Just this week, Liam Stacey appeared in court and pleaded guilty to a racially aggravated public order offence, after he made cruel tweets about critically ill footballer Fabrice Muamba.

Despite the negatives, Twitter has become a powerful tool, not just as a social network, and with more than 200 million users - 50 million of whom log-on every day - Twitter has the potential for real commercial value. But how much is it worth?

How much is Twitter worth?

Compared to Facebook - which generates $1bn a year through targeted advertising and 'data mining', Twitter reportedly earned just $45m in 2010, and was predicted to see revenue of $140m for 2011.

A recent round of funding to the tune of $800m, has helped to value Twitter at $8.4bn as of August 2011, some way behind Facebook's proposed market capitalisation of $100bn when it floats later this year.

Like Facebook, Twitter earns money from placing advertisements on users' timelines, but they are subtle, appearing in the same place and form as tweets from fellow users. Alongside that, users must remember that their tweets - if unprotected, as the majority are - appear in Google, Bing and Yahoo search results, who pay Twitter for the real-time stream of information.

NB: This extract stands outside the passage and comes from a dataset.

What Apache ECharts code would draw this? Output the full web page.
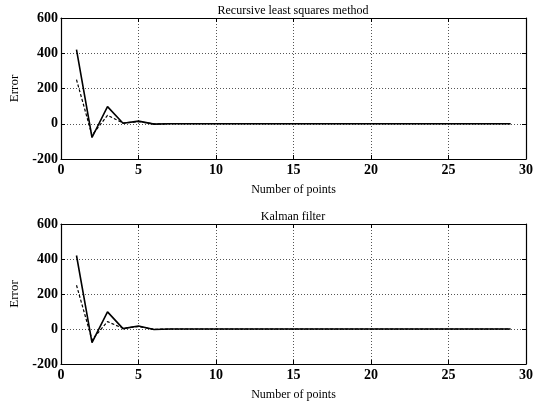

As for the future, Twitter will undoubtedly continue to grow. It must be careful not to follow Facebook and its controversial privacy policies, while avoiding too much change for fear of upsetting the users. The company has recently seen deep integration with Apple's iOS and Mac operating systems, along with applications on games consoles and almost all mobile devices.

Simplicity is key for Twitter to maintain its uniqueness over other social networks - while Facebook continues to add features like TimeLine, Twitter has remained close to its roots in allowing users to follow each other and write 140-character messages. Keeping it simple and familiar will be crucial if the San Francisco company wants to be as successful over the next six years and beyond.